• [Task to complete] Return each line of the data below verbatim; pictures are to be left out.

-- Start of Information provided --

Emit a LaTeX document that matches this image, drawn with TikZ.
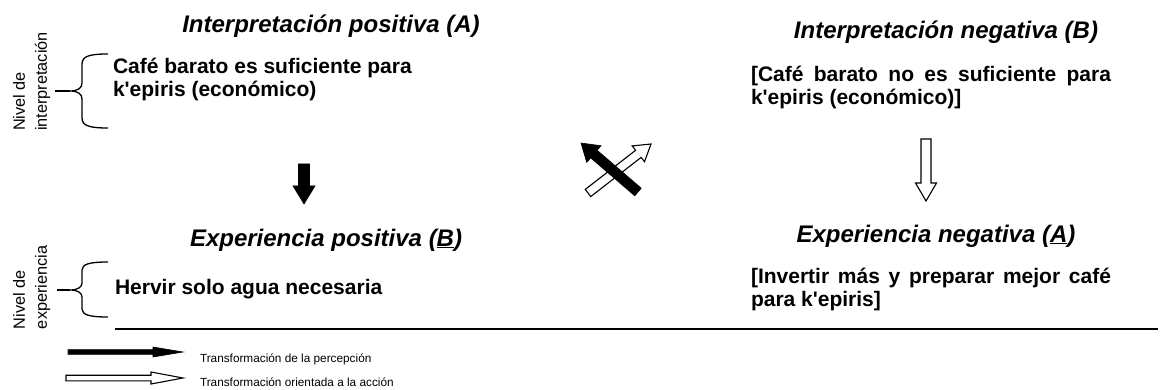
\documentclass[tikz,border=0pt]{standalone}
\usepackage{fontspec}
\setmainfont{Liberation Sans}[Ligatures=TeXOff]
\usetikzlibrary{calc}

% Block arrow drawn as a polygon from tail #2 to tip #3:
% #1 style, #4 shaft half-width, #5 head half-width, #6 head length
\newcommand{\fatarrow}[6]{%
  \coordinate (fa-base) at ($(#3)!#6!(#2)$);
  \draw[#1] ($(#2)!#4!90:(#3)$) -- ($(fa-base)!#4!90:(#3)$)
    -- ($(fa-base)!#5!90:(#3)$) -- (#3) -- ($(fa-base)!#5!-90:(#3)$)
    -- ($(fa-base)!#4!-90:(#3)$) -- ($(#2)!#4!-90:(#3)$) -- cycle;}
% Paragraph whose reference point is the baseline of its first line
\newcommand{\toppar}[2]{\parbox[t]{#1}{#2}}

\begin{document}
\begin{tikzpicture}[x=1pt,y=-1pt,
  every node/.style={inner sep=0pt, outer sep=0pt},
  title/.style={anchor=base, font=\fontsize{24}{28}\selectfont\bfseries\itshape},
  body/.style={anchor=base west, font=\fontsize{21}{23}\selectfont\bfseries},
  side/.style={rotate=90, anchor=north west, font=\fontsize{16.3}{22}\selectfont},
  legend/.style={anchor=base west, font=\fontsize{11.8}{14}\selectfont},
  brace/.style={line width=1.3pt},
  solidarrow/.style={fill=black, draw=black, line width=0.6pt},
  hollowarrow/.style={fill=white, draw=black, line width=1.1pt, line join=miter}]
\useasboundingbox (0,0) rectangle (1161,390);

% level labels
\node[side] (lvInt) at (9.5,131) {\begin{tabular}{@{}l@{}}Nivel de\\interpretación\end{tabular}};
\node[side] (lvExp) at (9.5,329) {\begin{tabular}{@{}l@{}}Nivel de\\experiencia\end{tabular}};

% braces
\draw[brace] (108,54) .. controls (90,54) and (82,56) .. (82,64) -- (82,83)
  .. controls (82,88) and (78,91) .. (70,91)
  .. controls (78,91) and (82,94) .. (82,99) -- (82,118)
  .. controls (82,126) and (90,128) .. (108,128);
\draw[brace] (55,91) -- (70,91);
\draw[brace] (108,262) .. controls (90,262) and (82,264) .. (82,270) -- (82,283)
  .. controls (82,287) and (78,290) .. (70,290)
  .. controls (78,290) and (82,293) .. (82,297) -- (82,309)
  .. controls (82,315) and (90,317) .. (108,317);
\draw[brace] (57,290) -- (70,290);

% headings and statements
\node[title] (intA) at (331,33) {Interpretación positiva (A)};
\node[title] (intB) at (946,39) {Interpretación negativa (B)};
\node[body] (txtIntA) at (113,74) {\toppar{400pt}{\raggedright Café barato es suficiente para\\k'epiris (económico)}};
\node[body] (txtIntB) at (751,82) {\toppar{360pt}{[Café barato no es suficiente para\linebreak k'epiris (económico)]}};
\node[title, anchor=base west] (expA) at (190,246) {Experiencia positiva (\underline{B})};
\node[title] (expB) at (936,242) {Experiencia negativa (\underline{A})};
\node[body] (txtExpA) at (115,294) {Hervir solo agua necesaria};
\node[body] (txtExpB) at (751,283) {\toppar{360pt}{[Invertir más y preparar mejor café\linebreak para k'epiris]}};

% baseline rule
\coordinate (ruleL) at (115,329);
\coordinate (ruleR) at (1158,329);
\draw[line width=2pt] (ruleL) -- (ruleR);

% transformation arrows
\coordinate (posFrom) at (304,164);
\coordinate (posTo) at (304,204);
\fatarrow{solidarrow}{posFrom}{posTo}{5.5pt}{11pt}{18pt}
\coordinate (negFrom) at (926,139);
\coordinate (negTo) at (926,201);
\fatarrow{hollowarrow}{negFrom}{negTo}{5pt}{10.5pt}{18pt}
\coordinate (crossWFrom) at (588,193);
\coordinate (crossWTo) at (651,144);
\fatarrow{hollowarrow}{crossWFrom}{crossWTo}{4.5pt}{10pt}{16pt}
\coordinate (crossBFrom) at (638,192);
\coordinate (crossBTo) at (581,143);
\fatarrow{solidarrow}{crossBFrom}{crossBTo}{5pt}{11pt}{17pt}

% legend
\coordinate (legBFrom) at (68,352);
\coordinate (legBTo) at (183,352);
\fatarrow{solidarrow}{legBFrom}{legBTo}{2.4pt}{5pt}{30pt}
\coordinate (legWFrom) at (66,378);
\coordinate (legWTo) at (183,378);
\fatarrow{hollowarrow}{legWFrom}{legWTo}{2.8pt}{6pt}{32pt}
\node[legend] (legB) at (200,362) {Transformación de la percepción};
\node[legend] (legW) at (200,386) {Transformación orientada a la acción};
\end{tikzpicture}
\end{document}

-- End of Information provided --

• [Solution for this task]
Emit a LaTeX document that matches this image, drawn with TikZ.
\documentclass[tikz,border=0pt]{standalone}
\usepackage{fontspec}
\setmainfont{Liberation Sans}[Ligatures=TeXOff]
\usetikzlibrary{calc}

% Block arrow drawn as a polygon from tail #2 to tip #3:
% #1 style, #4 shaft half-width, #5 head half-width, #6 head length
\newcommand{\fatarrow}[6]{%
  \coordinate (fa-base) at ($(#3)!#6!(#2)$);
  \draw[#1] ($(#2)!#4!90:(#3)$) -- ($(fa-base)!#4!90:(#3)$)
    -- ($(fa-base)!#5!90:(#3)$) -- (#3) -- ($(fa-base)!#5!-90:(#3)$)
    -- ($(fa-base)!#4!-90:(#3)$) -- ($(#2)!#4!-90:(#3)$) -- cycle;}
% Paragraph whose reference point is the baseline of its first line
\newcommand{\toppar}[2]{\parbox[t]{#1}{#2}}

\begin{document}
\begin{tikzpicture}[x=1pt,y=-1pt,
  every node/.style={inner sep=0pt, outer sep=0pt},
  title/.style={anchor=base, font=\fontsize{24}{28}\selectfont\bfseries\itshape},
  body/.style={anchor=base west, font=\fontsize{21}{23}\selectfont\bfseries},
  side/.style={rotate=90, anchor=north west, font=\fontsize{16.3}{22}\selectfont},
  legend/.style={anchor=base west, font=\fontsize{11.8}{14}\selectfont},
  brace/.style={line width=1.3pt},
  solidarrow/.style={fill=black, draw=black, line width=0.6pt},
  hollowarrow/.style={fill=white, draw=black, line width=1.1pt, line join=miter}]
\useasboundingbox (0,0) rectangle (1161,390);

% level labels
\node[side] (lvInt) at (9.5,131) {\begin{tabular}{@{}l@{}}Nivel de\\interpretación\end{tabular}};
\node[side] (lvExp) at (9.5,329) {\begin{tabular}{@{}l@{}}Nivel de\\experiencia\end{tabular}};

% braces
\draw[brace] (108,54) .. controls (90,54) and (82,56) .. (82,64) -- (82,83)
  .. controls (82,88) and (78,91) .. (70,91)
  .. controls (78,91) and (82,94) .. (82,99) -- (82,118)
  .. controls (82,126) and (90,128) .. (108,128);
\draw[brace] (55,91) -- (70,91);
\draw[brace] (108,262) .. controls (90,262) and (82,264) .. (82,270) -- (82,283)
  .. controls (82,287) and (78,290) .. (70,290)
  .. controls (78,290) and (82,293) .. (82,297) -- (82,309)
  .. controls (82,315) and (90,317) .. (108,317);
\draw[brace] (57,290) -- (70,290);

% headings and statements
\node[title] (intA) at (331,33) {Interpretación positiva (A)};
\node[title] (intB) at (946,39) {Interpretación negativa (B)};
\node[body] (txtIntA) at (113,74) {\toppar{400pt}{\raggedright Café barato es suficiente para\\k'epiris (económico)}};
\node[body] (txtIntB) at (751,82) {\toppar{360pt}{[Café barato no es suficiente para\linebreak k'epiris (económico)]}};
\node[title, anchor=base west] (expA) at (190,246) {Experiencia positiva (\underline{B})};
\node[title] (expB) at (936,242) {Experiencia negativa (\underline{A})};
\node[body] (txtExpA) at (115,294) {Hervir solo agua necesaria};
\node[body] (txtExpB) at (751,283) {\toppar{360pt}{[Invertir más y preparar mejor café\linebreak para k'epiris]}};

% baseline rule
\coordinate (ruleL) at (115,329);
\coordinate (ruleR) at (1158,329);
\draw[line width=2pt] (ruleL) -- (ruleR);

% transformation arrows
\coordinate (posFrom) at (304,164);
\coordinate (posTo) at (304,204);
\fatarrow{solidarrow}{posFrom}{posTo}{5.5pt}{11pt}{18pt}
\coordinate (negFrom) at (926,139);
\coordinate (negTo) at (926,201);
\fatarrow{hollowarrow}{negFrom}{negTo}{5pt}{10.5pt}{18pt}
\coordinate (crossWFrom) at (588,193);
\coordinate (crossWTo) at (651,144);
\fatarrow{hollowarrow}{crossWFrom}{crossWTo}{4.5pt}{10pt}{16pt}
\coordinate (crossBFrom) at (638,192);
\coordinate (crossBTo) at (581,143);
\fatarrow{solidarrow}{crossBFrom}{crossBTo}{5pt}{11pt}{17pt}

% legend
\coordinate (legBFrom) at (68,352);
\coordinate (legBTo) at (183,352);
\fatarrow{solidarrow}{legBFrom}{legBTo}{2.4pt}{5pt}{30pt}
\coordinate (legWFrom) at (66,378);
\coordinate (legWTo) at (183,378);
\fatarrow{hollowarrow}{legWFrom}{legWTo}{2.8pt}{6pt}{32pt}
\node[legend] (legB) at (200,362) {Transformación de la percepción};
\node[legend] (legW) at (200,386) {Transformación orientada a la acción};
\end{tikzpicture}
\end{document}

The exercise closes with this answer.